SUPPLIED INFORMATION:
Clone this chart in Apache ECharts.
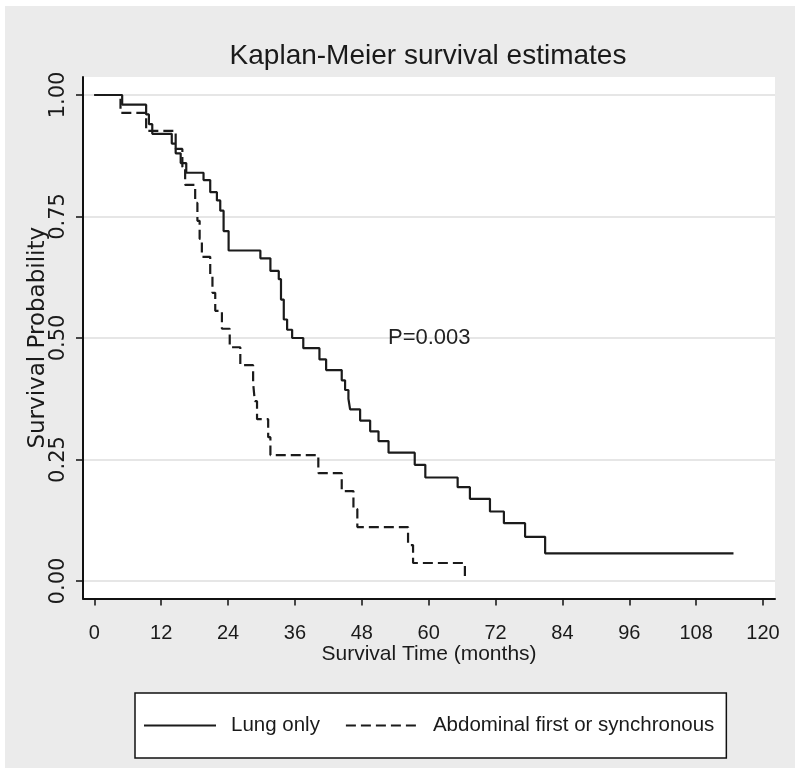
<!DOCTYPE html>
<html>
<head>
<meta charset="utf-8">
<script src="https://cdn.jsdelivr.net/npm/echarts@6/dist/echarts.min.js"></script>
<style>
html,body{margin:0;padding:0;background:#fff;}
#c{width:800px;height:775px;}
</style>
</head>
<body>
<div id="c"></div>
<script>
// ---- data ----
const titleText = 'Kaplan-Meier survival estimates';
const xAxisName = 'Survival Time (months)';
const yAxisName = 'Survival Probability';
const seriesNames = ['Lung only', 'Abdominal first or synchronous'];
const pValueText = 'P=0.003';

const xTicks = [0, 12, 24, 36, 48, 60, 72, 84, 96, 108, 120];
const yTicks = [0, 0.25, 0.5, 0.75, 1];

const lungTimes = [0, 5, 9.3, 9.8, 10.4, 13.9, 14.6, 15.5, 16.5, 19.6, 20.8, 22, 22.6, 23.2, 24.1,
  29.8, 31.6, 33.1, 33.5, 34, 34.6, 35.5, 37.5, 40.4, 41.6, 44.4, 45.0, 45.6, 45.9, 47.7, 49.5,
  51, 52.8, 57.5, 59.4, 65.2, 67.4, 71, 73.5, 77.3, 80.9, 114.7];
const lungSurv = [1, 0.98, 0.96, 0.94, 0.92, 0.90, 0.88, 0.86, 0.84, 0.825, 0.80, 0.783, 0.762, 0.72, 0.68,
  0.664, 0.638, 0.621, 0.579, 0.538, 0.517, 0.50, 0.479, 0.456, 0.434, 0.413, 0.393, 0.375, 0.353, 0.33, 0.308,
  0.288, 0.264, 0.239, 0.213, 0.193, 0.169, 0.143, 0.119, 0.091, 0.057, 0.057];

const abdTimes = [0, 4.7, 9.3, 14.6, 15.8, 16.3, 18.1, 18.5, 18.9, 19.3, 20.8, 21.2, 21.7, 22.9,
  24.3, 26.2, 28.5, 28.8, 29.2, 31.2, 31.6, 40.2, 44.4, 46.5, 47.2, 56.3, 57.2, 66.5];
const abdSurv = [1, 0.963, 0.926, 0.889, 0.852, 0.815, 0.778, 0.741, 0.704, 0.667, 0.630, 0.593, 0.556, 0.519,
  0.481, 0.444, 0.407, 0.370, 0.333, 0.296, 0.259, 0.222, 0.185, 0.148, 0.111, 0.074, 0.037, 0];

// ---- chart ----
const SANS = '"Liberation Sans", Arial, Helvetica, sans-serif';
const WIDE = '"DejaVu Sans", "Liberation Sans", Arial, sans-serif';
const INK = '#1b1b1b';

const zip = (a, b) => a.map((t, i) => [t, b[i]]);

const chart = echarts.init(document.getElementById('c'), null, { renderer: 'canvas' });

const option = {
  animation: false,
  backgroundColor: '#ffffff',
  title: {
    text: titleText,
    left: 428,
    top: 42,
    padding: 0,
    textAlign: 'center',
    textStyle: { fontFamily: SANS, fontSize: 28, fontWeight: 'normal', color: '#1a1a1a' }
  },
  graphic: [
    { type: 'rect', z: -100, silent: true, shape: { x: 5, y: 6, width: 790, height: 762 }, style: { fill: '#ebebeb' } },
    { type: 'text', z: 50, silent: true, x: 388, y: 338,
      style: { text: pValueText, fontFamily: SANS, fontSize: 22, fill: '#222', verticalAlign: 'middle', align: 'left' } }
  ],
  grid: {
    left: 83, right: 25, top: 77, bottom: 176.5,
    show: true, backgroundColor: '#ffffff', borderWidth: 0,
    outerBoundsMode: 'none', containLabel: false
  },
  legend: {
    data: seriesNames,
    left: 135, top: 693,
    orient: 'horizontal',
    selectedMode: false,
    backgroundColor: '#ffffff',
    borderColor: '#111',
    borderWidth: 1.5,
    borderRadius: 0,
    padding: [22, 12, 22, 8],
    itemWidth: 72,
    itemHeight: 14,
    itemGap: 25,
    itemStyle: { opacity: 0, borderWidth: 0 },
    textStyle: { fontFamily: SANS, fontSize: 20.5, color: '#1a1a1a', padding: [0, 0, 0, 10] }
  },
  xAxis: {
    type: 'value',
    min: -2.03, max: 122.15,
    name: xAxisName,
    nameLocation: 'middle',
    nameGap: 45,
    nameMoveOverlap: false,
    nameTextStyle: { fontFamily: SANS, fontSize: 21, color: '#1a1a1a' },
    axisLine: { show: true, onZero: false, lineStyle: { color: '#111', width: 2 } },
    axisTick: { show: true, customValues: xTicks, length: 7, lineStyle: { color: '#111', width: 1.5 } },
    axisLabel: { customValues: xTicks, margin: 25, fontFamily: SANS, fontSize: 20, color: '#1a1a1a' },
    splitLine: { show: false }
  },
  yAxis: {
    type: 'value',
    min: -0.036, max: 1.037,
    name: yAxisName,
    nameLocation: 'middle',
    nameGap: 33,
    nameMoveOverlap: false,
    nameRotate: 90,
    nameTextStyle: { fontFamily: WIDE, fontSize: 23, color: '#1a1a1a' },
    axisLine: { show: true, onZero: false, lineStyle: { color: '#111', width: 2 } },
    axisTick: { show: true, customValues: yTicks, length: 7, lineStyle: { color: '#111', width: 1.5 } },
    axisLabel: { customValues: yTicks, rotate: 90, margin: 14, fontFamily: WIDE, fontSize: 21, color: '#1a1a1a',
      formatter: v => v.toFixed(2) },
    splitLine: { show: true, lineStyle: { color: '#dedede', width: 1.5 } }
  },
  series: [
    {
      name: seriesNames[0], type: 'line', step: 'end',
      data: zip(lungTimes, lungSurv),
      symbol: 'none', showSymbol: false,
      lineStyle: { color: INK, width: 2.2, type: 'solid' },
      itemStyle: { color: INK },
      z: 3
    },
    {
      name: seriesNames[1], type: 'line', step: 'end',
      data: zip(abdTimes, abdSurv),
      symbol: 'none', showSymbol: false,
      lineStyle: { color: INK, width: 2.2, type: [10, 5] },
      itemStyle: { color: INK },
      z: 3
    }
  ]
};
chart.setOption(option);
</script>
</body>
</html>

STATED TASK: Omit the pictures, then output the rest of the listing exactly.

RESPONSE:
Clone this chart in Apache ECharts.
<!DOCTYPE html>
<html>
<head>
<meta charset="utf-8">
<script src="https://cdn.jsdelivr.net/npm/echarts@6/dist/echarts.min.js"></script>
<style>
html,body{margin:0;padding:0;background:#fff;}
#c{width:800px;height:775px;}
</style>
</head>
<body>
<div id="c"></div>
<script>
// ---- data ----
const titleText = 'Kaplan-Meier survival estimates';
const xAxisName = 'Survival Time (months)';
const yAxisName = 'Survival Probability';
const seriesNames = ['Lung only', 'Abdominal first or synchronous'];
const pValueText = 'P=0.003';

const xTicks = [0, 12, 24, 36, 48, 60, 72, 84, 96, 108, 120];
const yTicks = [0, 0.25, 0.5, 0.75, 1];

const lungTimes = [0, 5, 9.3, 9.8, 10.4, 13.9, 14.6, 15.5, 16.5, 19.6, 20.8, 22, 22.6, 23.2, 24.1,
  29.8, 31.6, 33.1, 33.5, 34, 34.6, 35.5, 37.5, 40.4, 41.6, 44.4, 45.0, 45.6, 45.9, 47.7, 49.5,
  51, 52.8, 57.5, 59.4, 65.2, 67.4, 71, 73.5, 77.3, 80.9, 114.7];
const lungSurv = [1, 0.98, 0.96, 0.94, 0.92, 0.90, 0.88, 0.86, 0.84, 0.825, 0.80, 0.783, 0.762, 0.72, 0.68,
  0.664, 0.638, 0.621, 0.579, 0.538, 0.517, 0.50, 0.479, 0.456, 0.434, 0.413, 0.393, 0.375, 0.353, 0.33, 0.308,
  0.288, 0.264, 0.239, 0.213, 0.193, 0.169, 0.143, 0.119, 0.091, 0.057, 0.057];

const abdTimes = [0, 4.7, 9.3, 14.6, 15.8, 16.3, 18.1, 18.5, 18.9, 19.3, 20.8, 21.2, 21.7, 22.9,
  24.3, 26.2, 28.5, 28.8, 29.2, 31.2, 31.6, 40.2, 44.4, 46.5, 47.2, 56.3, 57.2, 66.5];
const abdSurv = [1, 0.963, 0.926, 0.889, 0.852, 0.815, 0.778, 0.741, 0.704, 0.667, 0.630, 0.593, 0.556, 0.519,
  0.481, 0.444, 0.407, 0.370, 0.333, 0.296, 0.259, 0.222, 0.185, 0.148, 0.111, 0.074, 0.037, 0];

// ---- chart ----
const SANS = '"Liberation Sans", Arial, Helvetica, sans-serif';
const WIDE = '"DejaVu Sans", "Liberation Sans", Arial, sans-serif';
const INK = '#1b1b1b';

const zip = (a, b) => a.map((t, i) => [t, b[i]]);

const chart = echarts.init(document.getElementById('c'), null, { renderer: 'canvas' });

const option = {
  animation: false,
  backgroundColor: '#ffffff',
  title: {
    text: titleText,
    left: 428,
    top: 42,
    padding: 0,
    textAlign: 'center',
    textStyle: { fontFamily: SANS, fontSize: 28, fontWeight: 'normal', color: '#1a1a1a' }
  },
  graphic: [
    { type: 'rect', z: -100, silent: true, shape: { x: 5, y: 6, width: 790, height: 762 }, style: { fill: '#ebebeb' } },
    { type: 'text', z: 50, silent: true, x: 388, y: 338,
      style: { text: pValueText, fontFamily: SANS, fontSize: 22, fill: '#222', verticalAlign: 'middle', align: 'left' } }
  ],
  grid: {
    left: 83, right: 25, top: 77, bottom: 176.5,
    show: true, backgroundColor: '#ffffff', borderWidth: 0,
    outerBoundsMode: 'none', containLabel: false
  },
  legend: {
    data: seriesNames,
    left: 135, top: 693,
    orient: 'horizontal',
    selectedMode: false,
    backgroundColor: '#ffffff',
    borderColor: '#111',
    borderWidth: 1.5,
    borderRadius: 0,
    padding: [22, 12, 22, 8],
    itemWidth: 72,
    itemHeight: 14,
    itemGap: 25,
    itemStyle: { opacity: 0, borderWidth: 0 },
    textStyle: { fontFamily: SANS, fontSize: 20.5, color: '#1a1a1a', padding: [0, 0, 0, 10] }
  },
  xAxis: {
    type: 'value',
    min: -2.03, max: 122.15,
    name: xAxisName,
    nameLocation: 'middle',
    nameGap: 45,
    nameMoveOverlap: false,
    nameTextStyle: { fontFamily: SANS, fontSize: 21, color: '#1a1a1a' },
    axisLine: { show: true, onZero: false, lineStyle: { color: '#111', width: 2 } },
    axisTick: { show: true, customValues: xTicks, length: 7, lineStyle: { color: '#111', width: 1.5 } },
    axisLabel: { customValues: xTicks, margin: 25, fontFamily: SANS, fontSize: 20, color: '#1a1a1a' },
    splitLine: { show: false }
  },
  yAxis: {
    type: 'value',
    min: -0.036, max: 1.037,
    name: yAxisName,
    nameLocation: 'middle',
    nameGap: 33,
    nameMoveOverlap: false,
    nameRotate: 90,
    nameTextStyle: { fontFamily: WIDE, fontSize: 23, color: '#1a1a1a' },
    axisLine: { show: true, onZero: false, lineStyle: { color: '#111', width: 2 } },
    axisTick: { show: true, customValues: yTicks, length: 7, lineStyle: { color: '#111', width: 1.5 } },
    axisLabel: { customValues: yTicks, rotate: 90, margin: 14, fontFamily: WIDE, fontSize: 21, color: '#1a1a1a',
      formatter: v => v.toFixed(2) },
    splitLine: { show: true, lineStyle: { color: '#dedede', width: 1.5 } }
  },
  series: [
    {
      name: seriesNames[0], type: 'line', step: 'end',
      data: zip(lungTimes, lungSurv),
      symbol: 'none', showSymbol: false,
      lineStyle: { color: INK, width: 2.2, type: 'solid' },
      itemStyle: { color: INK },
      z: 3
    },
    {
      name: seriesNames[1], type: 'line', step: 'end',
      data: zip(abdTimes, abdSurv),
      symbol: 'none', showSymbol: false,
      lineStyle: { color: INK, width: 2.2, type: [10, 5] },
      itemStyle: { color: INK },
      z: 3
    }
  ]
};
chart.setOption(option);
</script>
</body>
</html>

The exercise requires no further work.